Bill Howe commented that I'm conflating the publication of "one off" experiments (which require reproducibility) with the dissemination of reusable software, and that we should enable the first via whatever mechanisms we can, given the poor status quo. I disagree, mainly because it's not capacity building: releasing shoddy VMs is easy to do, but it doesn't help you learn how to do a better job of reproducibility along the way. Releasing software pipelines, however crappy, is on the path towards better reproducibility.

A related topic that also comes up occasionally is distributing software via VM. Scott Cain gave a great talk at BOSC 2012 on Tripal, a Web interface for Chado, and mentioned that there's a VM available. During the Q&A I apparently confused him by recommending that instead of, or in addition to, a VM, he provide a source code repository along with an install script pinned to a particular Linux install -- something that's really easy to do these days, what with the clouds and open sourciness.
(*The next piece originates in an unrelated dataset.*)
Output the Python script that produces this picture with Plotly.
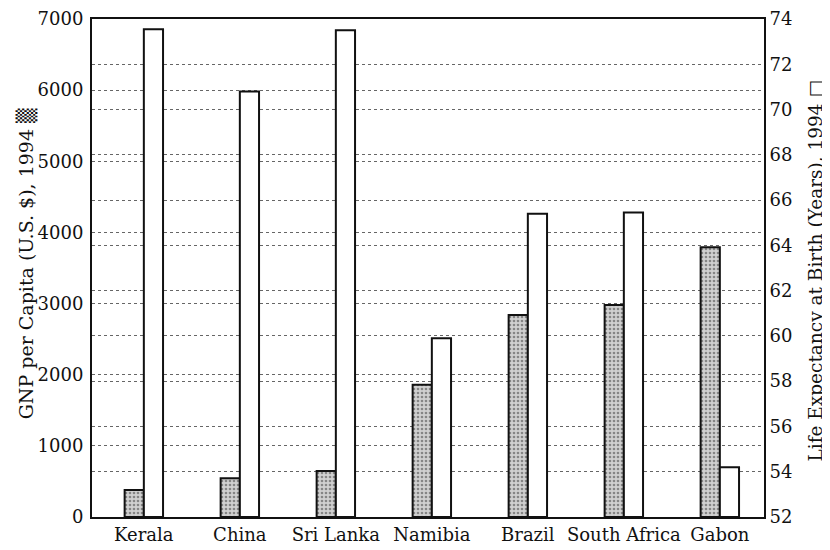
import plotly.graph_objects as go

categories = ["Kerala", "China", "Sri Lanka", "Namibia", "Brazil", "South Africa", "Gabon"]
gnp_per_capita = [380, 545, 645, 1860, 2840, 2980, 3790]
life_expectancy = [73.55, 70.8, 73.5, 59.9, 65.4, 65.45, 54.2]
gnp_ticks = [0, 1000, 2000, 3000, 4000, 5000, 6000, 7000]
le_ticks = [52, 54, 56, 58, 60, 62, 64, 66, 68, 70, 72, 74]

FONT = "DejaVu Serif"
INK = "#111111"

fig = go.Figure()
fig.add_trace(go.Bar(
    x=categories, y=gnp_per_capita, name="GNP per Capita",
    width=0.2, offset=-0.2,
    marker=dict(
        color="#c4c4c4",
        line=dict(color=INK, width=2),
        pattern=dict(shape=".", fgcolor="#3a3a3a", bgcolor="#d0d0d0", size=4, solidity=0.35),
    ),
    yaxis="y",
))
fig.add_trace(go.Bar(
    x=categories, y=[v - le_ticks[0] for v in life_expectancy], base=le_ticks[0],
    name="Life Expectancy",
    width=0.2, offset=0.0,
    marker=dict(color="white", line=dict(color=INK, width=2)),
    yaxis="y2",
))

fig.update_layout(
    width=822, height=542,
    margin=dict(l=84, r=66, t=11, b=33, autoexpand=False),
    paper_bgcolor="white", plot_bgcolor="white",
    showlegend=False,
    font=dict(family=FONT, color=INK, size=15),
    xaxis=dict(
        type="category", range=[-0.54, 6.46], automargin=False,
        showline=True, linecolor=INK, linewidth=2, mirror=True,
        ticks="", showgrid=False, ticklabeloverflow="allow",
        tickfont=dict(family=FONT, size=18, color=INK),
    ),
    yaxis=dict(
        range=[0, 7000], tickvals=gnp_ticks, automargin=False,
        showline=True, linecolor=INK, linewidth=2, mirror=True,
        ticks="", showgrid=True, gridcolor="#666666", gridwidth=1, griddash="dot",
        zeroline=False, ticklabelstandoff=3, ticklabeloverflow="allow",
        tickfont=dict(family=FONT, size=18, color=INK),
    ),
    yaxis2=dict(
        range=[52, 74], tickvals=le_ticks, overlaying="y", side="right", automargin=False,
        showline=True, linecolor=INK, linewidth=2,
        ticks="", showgrid=True, gridcolor="#666666", gridwidth=1, griddash="dot",
        zeroline=False, ticklabelstandoff=0, ticklabeloverflow="allow",
        tickfont=dict(family=FONT, size=18, color=INK),
    ),
    annotations=[
        dict(text="GNP per Capita (U.S. $), 1994 ▒", xref="paper", yref="paper",
             x=-0.097, y=0.509, xanchor="center", yanchor="middle",
             textangle=-90, showarrow=False,
             font=dict(family=FONT, size=19, color=INK)),
        dict(text="Life Expectancy at Birth (Years), 1994 □", xref="paper", yref="paper",
             x=1.076, y=0.495, xanchor="center", yanchor="middle",
             textangle=-90, showarrow=False,
             font=dict(family=FONT, size=18.5, color=INK)),
    ],
)

fig.write_html("out.html")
His response was "why would you need anything more than the VM?" Again, the reason comes back to Mick's observation above: you can't (or at least shouldn't need to) install a VM for every software package or pipeline you need to execute!
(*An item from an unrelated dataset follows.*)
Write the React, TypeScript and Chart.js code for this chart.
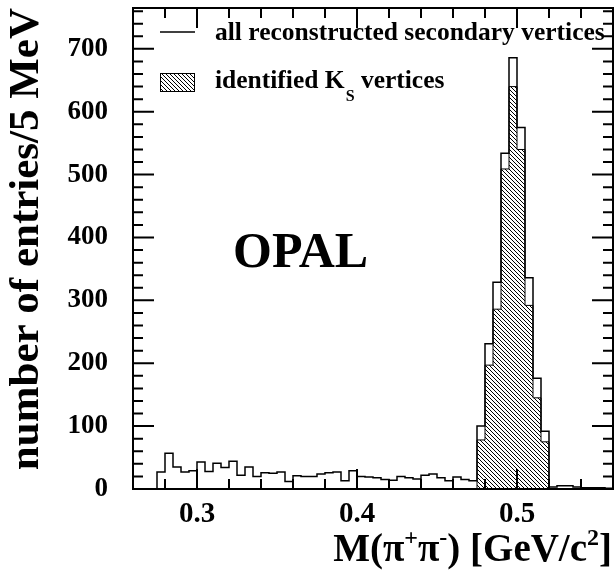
import { useEffect, useRef } from 'react';
import { Chart, registerables } from 'chart.js';

Chart.register(...registerables);

// Histogram bins (low edges, GeV/c^2), 5 MeV wide
const binLowEdges = [
  0.275, 0.28, 0.285, 0.29, 0.295, 0.3, 0.305, 0.31, 0.315, 0.32,
  0.325, 0.33, 0.335, 0.34, 0.345, 0.35, 0.355, 0.36, 0.365, 0.37,
  0.375, 0.38, 0.385, 0.39, 0.395, 0.4, 0.405, 0.41, 0.415, 0.42,
  0.425, 0.43, 0.435, 0.44, 0.445, 0.45, 0.455, 0.46, 0.465, 0.47,
  0.475, 0.48, 0.485, 0.49, 0.495, 0.5, 0.505, 0.51, 0.515, 0.52,
  0.525, 0.53, 0.535, 0.54, 0.545, 0.55, 0.555,
];
const binWidth = 0.005;

// all reconstructed secondary vertices
const allVertices = [
  27, 57, 35, 27, 29, 43, 28, 41, 34, 44,
  22, 35, 20, 26, 25, 27, 12, 21, 20, 20,
  24, 26, 27, 13, 29, 20, 19, 18, 15, 14,
  20, 18, 16, 22, 24, 18, 13, 19, 15, 13,
  100, 231, 329, 534, 686, 575, 336, 176, 92, 3,
  5, 5, 3, 2, 2, 2, 1,
];

// identified K_S vertices
const ksVertices = [
  0, 0, 0, 0, 0, 0, 0, 0, 0, 0,
  0, 0, 0, 0, 0, 0, 0, 0, 0, 0,
  0, 0, 0, 0, 0, 0, 0, 0, 0, 0,
  0, 0, 0, 0, 0, 0, 0, 0, 0, 0,
  78, 197, 286, 509, 640, 540, 292, 145, 75, 0,
  0, 0, 0, 0, 0, 0, 0,
];

const xMin = 0.26;
const xMax = 0.56;
const yMin = 0;
const yMax = 765;
const xMajorTicks = [0.3, 0.4, 0.5];
const xTickLabels = ['0.3', '0.4', '0.5'];
const xMinorTicks = [0.26, 0.28, 0.32, 0.34, 0.36, 0.38, 0.42, 0.44, 0.46, 0.48, 0.52, 0.54, 0.56];
const yMajorTicks = [0, 100, 200, 300, 400, 500, 600, 700];
const yMinorTicks = [
  20, 40, 60, 80, 120, 140, 160, 180, 220, 240, 260, 280, 320, 340, 360, 380,
  420, 440, 460, 480, 520, 540, 560, 580, 620, 640, 660, 680, 720, 740, 760,
];

const legendAll = 'all reconstructed secondary vertices';
const legendKsMain = 'identified K';
const legendKsSub = 'S';
const legendKsRest = ' vertices';
const experimentLabel = 'OPAL';
const yTitle = 'number of entries/5 MeV';

const SERIF = '"Liberation Serif", "Times New Roman", serif';

function stepPoints(values: number[]) {
  const pts: { x: number; y: number }[] = [];
  let first = -1;
  let last = -1;
  values.forEach((v, i) => {
    if (v > 0) {
      if (first < 0) first = i;
      last = i;
    }
  });
  if (first < 0) return pts;
  pts.push({ x: binLowEdges[first], y: 0 });
  for (let i = first; i <= last; i++) pts.push({ x: binLowEdges[i], y: values[i] });
  pts.push({ x: binLowEdges[last] + binWidth, y: 0 });
  return pts;
}

function makeHatch(): CanvasPattern | string {
  const pc = document.createElement('canvas');
  pc.width = 4;
  pc.height = 4;
  const pctx = pc.getContext('2d');
  if (!pctx) return '#888';
  const img = pctx.createImageData(4, 4);
  for (let i = 0; i < 4; i++) {
    const idx = (i * 4 + i) * 4;
    img.data[idx] = 0;
    img.data[idx + 1] = 0;
    img.data[idx + 2] = 0;
    img.data[idx + 3] = 255;
  }
  pctx.putImageData(img, 0, 0);
  const pat = pctx.createPattern(pc, 'repeat');
  return pat || '#888';
}

export default function App() {
  const canvasRef = useRef<HTMLCanvasElement | null>(null);

  useEffect(() => {
    const canvas = canvasRef.current;
    if (!canvas) return;
    const hatch = makeHatch();

    const decorations = {
      id: 'decorations',
      afterDatasetsDraw(chart: any) {
        const { ctx, chartArea: a, scales } = chart;
        const x = scales.x;
        const y = scales.y;
        ctx.save();
        ctx.strokeStyle = '#000';
        ctx.lineWidth = 2;
        ctx.beginPath();
        const xt = (v: number, len: number) => {
          const px = x.getPixelForValue(v);
          ctx.moveTo(px, a.bottom);
          ctx.lineTo(px, a.bottom - len);
          ctx.moveTo(px, a.top);
          ctx.lineTo(px, a.top + len);
        };
        const yt = (v: number, len: number) => {
          const py = y.getPixelForValue(v);
          ctx.moveTo(a.left, py);
          ctx.lineTo(a.left + len, py);
          ctx.moveTo(a.right, py);
          ctx.lineTo(a.right - len, py);
        };
        xMajorTicks.forEach((v) => xt(v, 20));
        xMinorTicks.forEach((v) => xt(v, 10));
        yMajorTicks.forEach((v) => yt(v, 21));
        yMinorTicks.forEach((v) => yt(v, 10));
        ctx.stroke();
        ctx.strokeRect(a.left, a.top, a.right - a.left, a.bottom - a.top);

        // legend
        ctx.fillStyle = '#000';
        ctx.lineWidth = 1.5;
        ctx.beginPath();
        ctx.moveTo(a.left + 27, a.top + 24);
        ctx.lineTo(a.left + 62, a.top + 24);
        ctx.stroke();
        ctx.fillStyle = hatch as any;
        ctx.fillRect(a.left + 27, a.top + 65, 35, 19);
        ctx.lineWidth = 1;
        ctx.strokeRect(a.left + 27.5, a.top + 65.5, 34, 18);
        ctx.fillStyle = '#000';
        ctx.textBaseline = 'alphabetic';
        ctx.textAlign = 'left';
        ctx.font = `bold 25.5px ${SERIF}`;
        ctx.fillText(legendAll, a.left + 82, a.top + 32);
        let tx = a.left + 82;
        ctx.fillText(legendKsMain, tx, a.top + 80);
        tx += ctx.measureText(legendKsMain).width + 1;
        ctx.font = `bold 16px ${SERIF}`;
        ctx.fillText(legendKsSub, tx, a.top + 93);
        tx += ctx.measureText(legendKsSub).width;
        ctx.font = `bold 25.5px ${SERIF}`;
        ctx.fillText(legendKsRest, tx, a.top + 80);

        // experiment label
        ctx.font = `bold 50px ${SERIF}`;
        ctx.fillText(experimentLabel, a.left + 100, a.top + 259);

        // x-axis title with superscripts, right aligned
        const parts: [string, boolean][] = [
          ['M(\u03c0', false], ['+', true], ['\u03c0', false], ['-', true],
          [') [GeV/c', false], ['2', true], [']', false],
        ];
        const big = `bold 39px ${SERIF}`;
        const small = `bold 24px ${SERIF}`;
        let total = 0;
        parts.forEach(([t, sup]) => {
          ctx.font = sup ? small : big;
          total += ctx.measureText(t).width;
        });
        let px = a.right - 1 - total;
        const base = a.bottom + 72;
        parts.forEach(([t, sup]) => {
          ctx.font = sup ? small : big;
          ctx.fillText(t, px, sup ? base - 16 : base);
          px += ctx.measureText(t).width;
        });
        ctx.restore();
      },
    };

    const chart = new Chart(canvas, {
      type: 'line',
      data: {
        datasets: [
          {
            label: legendAll,
            data: stepPoints(allVertices),
            stepped: 'before',
            borderColor: '#000',
            borderWidth: 1.5,
            pointRadius: 0,
            fill: false,
          },
          {
            label: 'identified KS vertices',
            data: stepPoints(ksVertices),
            stepped: 'before',
            borderColor: '#000',
            borderWidth: 1,
            pointRadius: 0,
            backgroundColor: hatch as any,
            fill: 'origin',
          },
        ],
      },
      options: {
        animation: false,
        responsive: false,
        devicePixelRatio: 1,
        layout: { autoPadding: false, padding: { top: 8, right: 2, left: 0, bottom: 0 } },
        plugins: {
          legend: { display: false },
          tooltip: { enabled: false },
        },
        scales: {
          x: {
            type: 'linear',
            min: xMin,
            max: xMax,
            grid: { display: false, drawTicks: false },
            border: { display: false },
            afterFit: (s: any) => {
              s.height = 82;
              s.paddingLeft = 0;
              s.paddingRight = 0;
            },
            afterBuildTicks: (s: any) => {
              s.ticks = xMajorTicks.map((v) => ({ value: v }));
            },
            ticks: {
              padding: 8,
              color: '#000',
              font: { family: SERIF, size: 29, weight: 'bold' },
              callback: (v: any) => {
                const i = xMajorTicks.findIndex((m) => Math.abs(m - v) < 1e-6);
                return i >= 0 ? xTickLabels[i] : '';
              },
            },
          },
          y: {
            type: 'linear',
            min: yMin,
            max: yMax,
            grid: { display: false, drawTicks: false },
            border: { display: false },
            afterFit: (s: any) => {
              s.width = 133;
              s.paddingTop = 0;
              s.paddingBottom = 0;
            },
            afterBuildTicks: (s: any) => {
              s.ticks = yMajorTicks.map((v) => ({ value: v }));
            },
            ticks: {
              padding: 25,
              color: '#000',
              font: { family: SERIF, size: 27, weight: 'bold' },
              callback: (v: any) => String(v),
            },
            title: {
              display: true,
              text: yTitle,
              align: 'end',
              color: '#000',
              padding: { top: 1, bottom: 0 },
              font: { family: SERIF, size: 43, weight: 'bold' },
            },
          },
        },
      },
      plugins: [decorations],
    } as any);

    return () => chart.destroy();
  }, []);

  return (
    <div style={{ position: 'absolute', left: 0, top: 0, width: 615, height: 571, background: '#fff' }}>
      <canvas ref={canvasRef} width={615} height={571} />
    </div>
  );
}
If you think about the dependency chain here, it's easy to build a VM if you automate the install process, and providing that install script for even one OS can demystify the install process for others; conversely, just because you provide a VM doesn't mean that anyone other than you can install your software. So why not make life easy for everyone?

There is a deeper principle at work here: the distinction between a user and a maker. A user merely wants to take your software and run with it; a maker wants to probe, remix, and mash up your software. To maximize the benefit of our scientific software, we should be enabling makers, not users. To do anything else limits the use of our software to our own imagination, rather than enabling serendipity. And wouldn't that be a shame?